Business writing at its best

Look, I know this guy can write: I picked up Fix This Next at a mentor’s suggestion and immediately started reading two of his other books. I also know that the manpower and time put into a book is going to wildly differ from what’s invested in weekly or daily email marketing bids. But look at this thing:

This wasn’t even the first or second email I got from one of his teams that week, and the sheer deluge of words has already led me to unsubscribe from all the lists I joined: I think I made it all of a week. Maybe two?

Mike’s business as an author revolves squarely around the effective deployment of words. He’s good at it, both in the printed and spoken realms. But there’s something so different about his marketing emails that I just can’t get past (about the second line, usually). Actually, I think it’s two things.

The first is context: where words appear inherently shapes how we expect to interact with them. I have a different set of expectations when I sit down in my wingback with a hardbound book than I do when I pop open my email on the desktop. One of the key expectations that matters here is time. I don’t want to invest more than a couple of minutes in a marketing email–anything longer and it should be a blog entry or a much less regular newsletter. This email is. so. long. I’ll skim it at best, and then I have to ask: is it accomplishing what it set out to do?

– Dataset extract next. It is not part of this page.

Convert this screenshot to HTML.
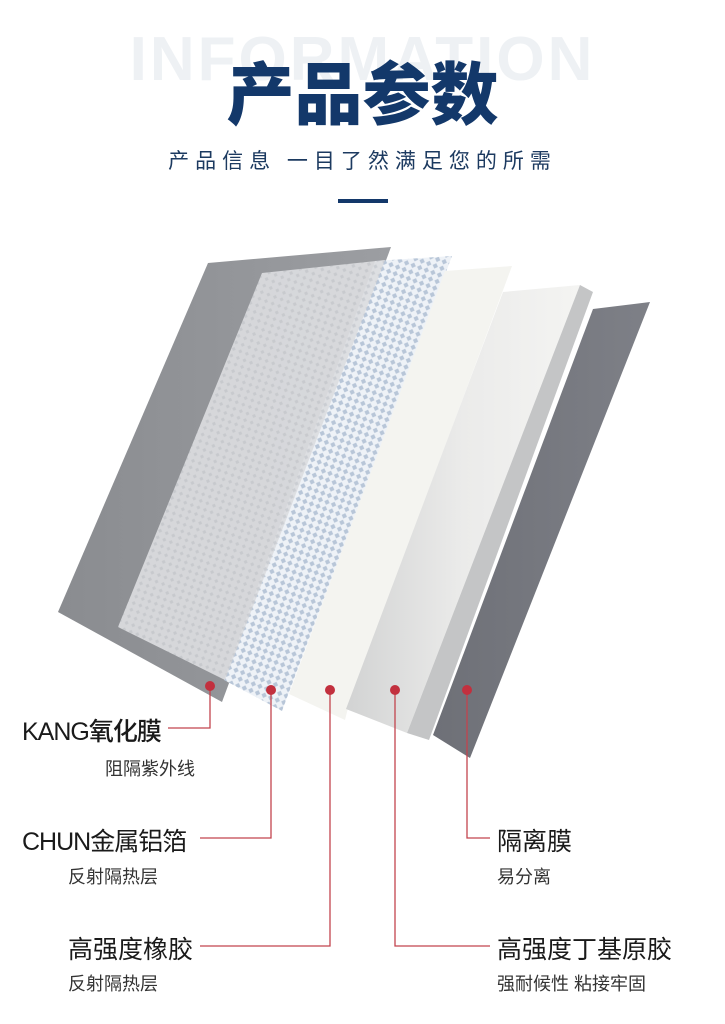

Which brings me to the second difference that matters here: purpose. The purpose of Mike’s books is to argue his ideas, to support them with careful thinking and explicated examples like his favorite anecdotes. Marketing emails are are/should be focused on creating a hook. If you’re working primarily to get someone in the door, to funnel them down that sales lead so they might actually purchase your good/service/time, then you can’t ask as much of them in terms of work. This email makes me work, and it takes a chunk of my time that could be spent working on things that immediately generate revenue. It also uses so many conflicting and overlapping attention highlights (underline URLs in different colors, bulleted lists, bold, misused quotation marks for emphasis) that I can’t effectively skim it because my eye doesn’t know where to look.

If I were to offer Mike back a piece of the advice he so readily and usefully dispenses to others, it would be this: tighten it down. The tone is there, the message is there, and an audience already interested in what he has to say might wade through to find it. But I’m willing to bet that less frequent, less lengthy (or both) emails would much more effectively generate new readers and convert those readers into purchasers of his support products.